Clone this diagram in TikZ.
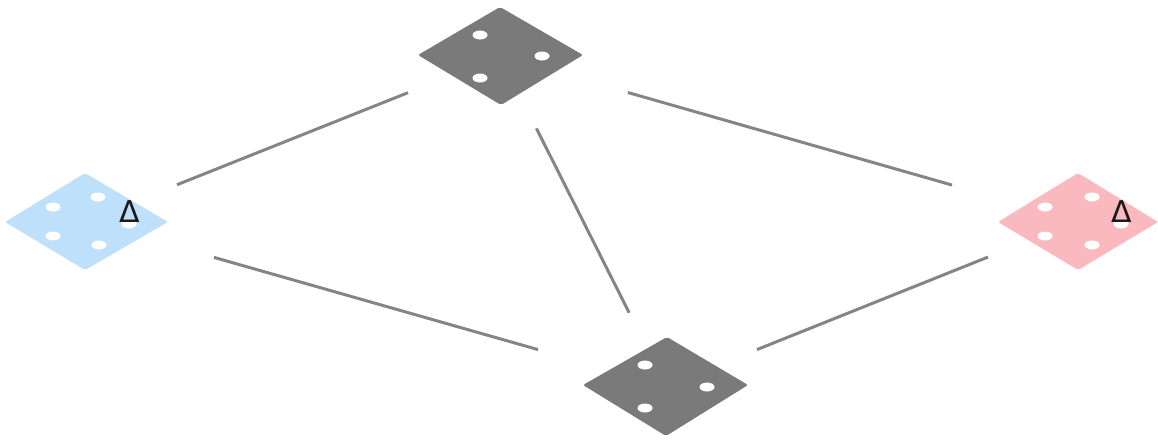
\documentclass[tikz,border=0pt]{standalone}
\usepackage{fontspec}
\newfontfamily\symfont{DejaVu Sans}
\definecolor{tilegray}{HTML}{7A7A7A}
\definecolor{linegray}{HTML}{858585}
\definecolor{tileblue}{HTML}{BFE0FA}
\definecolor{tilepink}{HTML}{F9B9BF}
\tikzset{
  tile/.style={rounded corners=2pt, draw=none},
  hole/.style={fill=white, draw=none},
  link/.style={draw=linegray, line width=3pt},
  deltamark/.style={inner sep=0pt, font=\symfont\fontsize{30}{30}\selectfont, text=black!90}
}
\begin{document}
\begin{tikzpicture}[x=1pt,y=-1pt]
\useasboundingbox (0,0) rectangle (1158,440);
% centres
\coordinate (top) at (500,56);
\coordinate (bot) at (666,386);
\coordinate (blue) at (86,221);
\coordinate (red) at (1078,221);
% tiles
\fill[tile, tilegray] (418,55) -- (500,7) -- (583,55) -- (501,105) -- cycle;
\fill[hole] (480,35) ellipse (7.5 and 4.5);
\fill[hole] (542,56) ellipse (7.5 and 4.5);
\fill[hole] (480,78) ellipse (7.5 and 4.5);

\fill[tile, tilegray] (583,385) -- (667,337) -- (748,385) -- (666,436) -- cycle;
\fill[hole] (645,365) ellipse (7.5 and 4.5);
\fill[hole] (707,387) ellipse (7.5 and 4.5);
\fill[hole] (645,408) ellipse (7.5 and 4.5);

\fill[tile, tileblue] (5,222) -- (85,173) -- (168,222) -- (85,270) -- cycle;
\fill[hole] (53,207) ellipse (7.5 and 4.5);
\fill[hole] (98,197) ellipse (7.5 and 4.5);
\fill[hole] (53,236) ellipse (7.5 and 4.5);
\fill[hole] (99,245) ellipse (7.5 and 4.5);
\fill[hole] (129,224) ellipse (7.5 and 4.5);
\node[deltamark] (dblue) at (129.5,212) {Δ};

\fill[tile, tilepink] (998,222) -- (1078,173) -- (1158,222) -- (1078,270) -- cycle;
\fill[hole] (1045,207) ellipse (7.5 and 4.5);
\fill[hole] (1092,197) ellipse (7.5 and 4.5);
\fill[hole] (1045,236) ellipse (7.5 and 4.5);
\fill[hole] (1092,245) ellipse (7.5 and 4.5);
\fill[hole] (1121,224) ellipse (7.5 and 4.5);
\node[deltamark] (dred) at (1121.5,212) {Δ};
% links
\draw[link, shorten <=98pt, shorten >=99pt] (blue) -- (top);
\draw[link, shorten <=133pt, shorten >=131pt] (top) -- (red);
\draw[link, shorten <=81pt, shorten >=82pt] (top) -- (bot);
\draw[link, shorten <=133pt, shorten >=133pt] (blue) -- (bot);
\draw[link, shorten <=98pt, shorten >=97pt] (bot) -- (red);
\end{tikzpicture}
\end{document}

● **Requirements**: Give again, exactly, the lines from the start of the data through the one holding "(645,408) ellipse (7.5 and 4.5);"; omit the pictures.

● **Response to this exercise**:
Clone this diagram in TikZ.
\documentclass[tikz,border=0pt]{standalone}
\usepackage{fontspec}
\newfontfamily\symfont{DejaVu Sans}
\definecolor{tilegray}{HTML}{7A7A7A}
\definecolor{linegray}{HTML}{858585}
\definecolor{tileblue}{HTML}{BFE0FA}
\definecolor{tilepink}{HTML}{F9B9BF}
\tikzset{
  tile/.style={rounded corners=2pt, draw=none},
  hole/.style={fill=white, draw=none},
  link/.style={draw=linegray, line width=3pt},
  deltamark/.style={inner sep=0pt, font=\symfont\fontsize{30}{30}\selectfont, text=black!90}
}
\begin{document}
\begin{tikzpicture}[x=1pt,y=-1pt]
\useasboundingbox (0,0) rectangle (1158,440);
% centres
\coordinate (top) at (500,56);
\coordinate (bot) at (666,386);
\coordinate (blue) at (86,221);
\coordinate (red) at (1078,221);
% tiles
\fill[tile, tilegray] (418,55) -- (500,7) -- (583,55) -- (501,105) -- cycle;
\fill[hole] (480,35) ellipse (7.5 and 4.5);
\fill[hole] (542,56) ellipse (7.5 and 4.5);
\fill[hole] (480,78) ellipse (7.5 and 4.5);

\fill[tile, tilegray] (583,385) -- (667,337) -- (748,385) -- (666,436) -- cycle;
\fill[hole] (645,365) ellipse (7.5 and 4.5);
\fill[hole] (707,387) ellipse (7.5 and 4.5);
\fill[hole] (645,408) ellipse (7.5 and 4.5);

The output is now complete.